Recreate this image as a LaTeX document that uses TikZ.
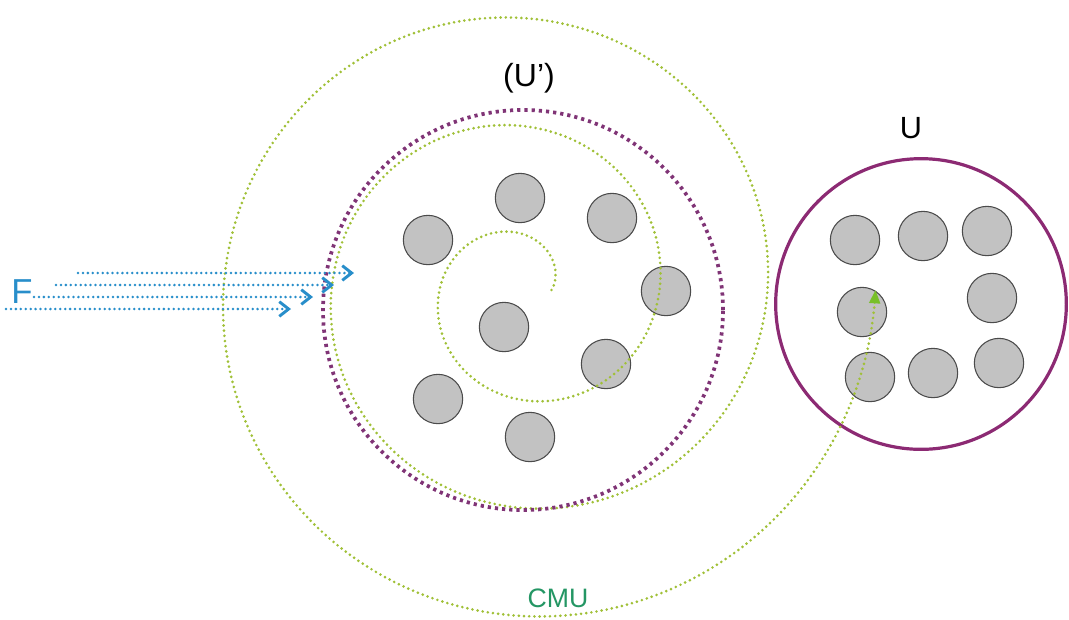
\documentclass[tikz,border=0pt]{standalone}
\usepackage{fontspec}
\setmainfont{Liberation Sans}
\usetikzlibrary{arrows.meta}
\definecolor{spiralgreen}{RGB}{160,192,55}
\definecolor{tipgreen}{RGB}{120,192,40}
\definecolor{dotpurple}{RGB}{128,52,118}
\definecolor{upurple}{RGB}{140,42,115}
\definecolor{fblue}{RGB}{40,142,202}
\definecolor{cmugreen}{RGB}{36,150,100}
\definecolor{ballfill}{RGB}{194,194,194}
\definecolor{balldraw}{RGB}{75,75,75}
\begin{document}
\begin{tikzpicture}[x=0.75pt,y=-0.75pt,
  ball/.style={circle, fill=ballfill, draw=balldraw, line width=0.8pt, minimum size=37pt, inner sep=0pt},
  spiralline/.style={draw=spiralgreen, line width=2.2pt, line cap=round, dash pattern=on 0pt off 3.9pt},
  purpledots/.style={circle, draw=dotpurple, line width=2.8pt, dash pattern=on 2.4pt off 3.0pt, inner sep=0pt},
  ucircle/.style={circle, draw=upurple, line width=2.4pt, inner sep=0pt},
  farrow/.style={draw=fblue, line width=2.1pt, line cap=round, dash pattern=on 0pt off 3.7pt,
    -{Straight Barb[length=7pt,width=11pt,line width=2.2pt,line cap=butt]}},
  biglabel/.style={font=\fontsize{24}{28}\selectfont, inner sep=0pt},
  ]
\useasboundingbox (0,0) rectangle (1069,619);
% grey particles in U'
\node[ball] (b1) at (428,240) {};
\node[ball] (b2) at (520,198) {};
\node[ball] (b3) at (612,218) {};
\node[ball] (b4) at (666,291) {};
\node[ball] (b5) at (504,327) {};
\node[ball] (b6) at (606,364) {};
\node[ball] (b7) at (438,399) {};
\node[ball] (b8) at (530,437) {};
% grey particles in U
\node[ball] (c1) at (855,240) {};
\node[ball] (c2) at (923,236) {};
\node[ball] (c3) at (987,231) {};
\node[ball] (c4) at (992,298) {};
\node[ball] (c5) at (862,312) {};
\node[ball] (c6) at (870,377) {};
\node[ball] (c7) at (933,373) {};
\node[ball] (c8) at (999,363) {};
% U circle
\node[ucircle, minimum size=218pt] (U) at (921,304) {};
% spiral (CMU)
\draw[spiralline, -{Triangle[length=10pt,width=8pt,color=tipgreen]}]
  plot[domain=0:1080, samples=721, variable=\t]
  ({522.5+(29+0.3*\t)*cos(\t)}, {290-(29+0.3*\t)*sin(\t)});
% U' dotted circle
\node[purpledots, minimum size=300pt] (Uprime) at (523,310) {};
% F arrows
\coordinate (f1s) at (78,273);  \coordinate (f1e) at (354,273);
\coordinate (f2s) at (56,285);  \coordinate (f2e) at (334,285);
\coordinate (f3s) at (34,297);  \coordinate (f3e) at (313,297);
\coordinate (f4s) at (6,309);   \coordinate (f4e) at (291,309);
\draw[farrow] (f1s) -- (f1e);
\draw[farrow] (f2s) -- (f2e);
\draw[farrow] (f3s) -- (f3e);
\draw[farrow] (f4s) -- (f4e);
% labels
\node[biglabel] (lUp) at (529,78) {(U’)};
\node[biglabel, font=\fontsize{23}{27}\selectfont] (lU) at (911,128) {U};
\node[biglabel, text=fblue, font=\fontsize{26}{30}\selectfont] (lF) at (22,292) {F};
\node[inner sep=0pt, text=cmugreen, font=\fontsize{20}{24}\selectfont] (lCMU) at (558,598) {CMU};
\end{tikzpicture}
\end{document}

═══

_WRITTEN PROBLEM_:
Give an exact reproduction of every line, leaving out any picture.

_RESULT FOR THIS TASK_:
Recreate this image as a LaTeX document that uses TikZ.
\documentclass[tikz,border=0pt]{standalone}
\usepackage{fontspec}
\setmainfont{Liberation Sans}
\usetikzlibrary{arrows.meta}
\definecolor{spiralgreen}{RGB}{160,192,55}
\definecolor{tipgreen}{RGB}{120,192,40}
\definecolor{dotpurple}{RGB}{128,52,118}
\definecolor{upurple}{RGB}{140,42,115}
\definecolor{fblue}{RGB}{40,142,202}
\definecolor{cmugreen}{RGB}{36,150,100}
\definecolor{ballfill}{RGB}{194,194,194}
\definecolor{balldraw}{RGB}{75,75,75}
\begin{document}
\begin{tikzpicture}[x=0.75pt,y=-0.75pt,
  ball/.style={circle, fill=ballfill, draw=balldraw, line width=0.8pt, minimum size=37pt, inner sep=0pt},
  spiralline/.style={draw=spiralgreen, line width=2.2pt, line cap=round, dash pattern=on 0pt off 3.9pt},
  purpledots/.style={circle, draw=dotpurple, line width=2.8pt, dash pattern=on 2.4pt off 3.0pt, inner sep=0pt},
  ucircle/.style={circle, draw=upurple, line width=2.4pt, inner sep=0pt},
  farrow/.style={draw=fblue, line width=2.1pt, line cap=round, dash pattern=on 0pt off 3.7pt,
    -{Straight Barb[length=7pt,width=11pt,line width=2.2pt,line cap=butt]}},
  biglabel/.style={font=\fontsize{24}{28}\selectfont, inner sep=0pt},
  ]
\useasboundingbox (0,0) rectangle (1069,619);
% grey particles in U'
\node[ball] (b1) at (428,240) {};
\node[ball] (b2) at (520,198) {};
\node[ball] (b3) at (612,218) {};
\node[ball] (b4) at (666,291) {};
\node[ball] (b5) at (504,327) {};
\node[ball] (b6) at (606,364) {};
\node[ball] (b7) at (438,399) {};
\node[ball] (b8) at (530,437) {};
% grey particles in U
\node[ball] (c1) at (855,240) {};
\node[ball] (c2) at (923,236) {};
\node[ball] (c3) at (987,231) {};
\node[ball] (c4) at (992,298) {};
\node[ball] (c5) at (862,312) {};
\node[ball] (c6) at (870,377) {};
\node[ball] (c7) at (933,373) {};
\node[ball] (c8) at (999,363) {};
% U circle
\node[ucircle, minimum size=218pt] (U) at (921,304) {};
% spiral (CMU)
\draw[spiralline, -{Triangle[length=10pt,width=8pt,color=tipgreen]}]
  plot[domain=0:1080, samples=721, variable=\t]
  ({522.5+(29+0.3*\t)*cos(\t)}, {290-(29+0.3*\t)*sin(\t)});
% U' dotted circle
\node[purpledots, minimum size=300pt] (Uprime) at (523,310) {};
% F arrows
\coordinate (f1s) at (78,273);  \coordinate (f1e) at (354,273);
\coordinate (f2s) at (56,285);  \coordinate (f2e) at (334,285);
\coordinate (f3s) at (34,297);  \coordinate (f3e) at (313,297);
\coordinate (f4s) at (6,309);   \coordinate (f4e) at (291,309);
\draw[farrow] (f1s) -- (f1e);
\draw[farrow] (f2s) -- (f2e);
\draw[farrow] (f3s) -- (f3e);
\draw[farrow] (f4s) -- (f4e);
% labels
\node[biglabel] (lUp) at (529,78) {(U’)};
\node[biglabel, font=\fontsize{23}{27}\selectfont] (lU) at (911,128) {U};
\node[biglabel, text=fblue, font=\fontsize{26}{30}\selectfont] (lF) at (22,292) {F};
\node[inner sep=0pt, text=cmugreen, font=\fontsize{20}{24}\selectfont] (lCMU) at (558,598) {CMU};
\end{tikzpicture}
\end{document}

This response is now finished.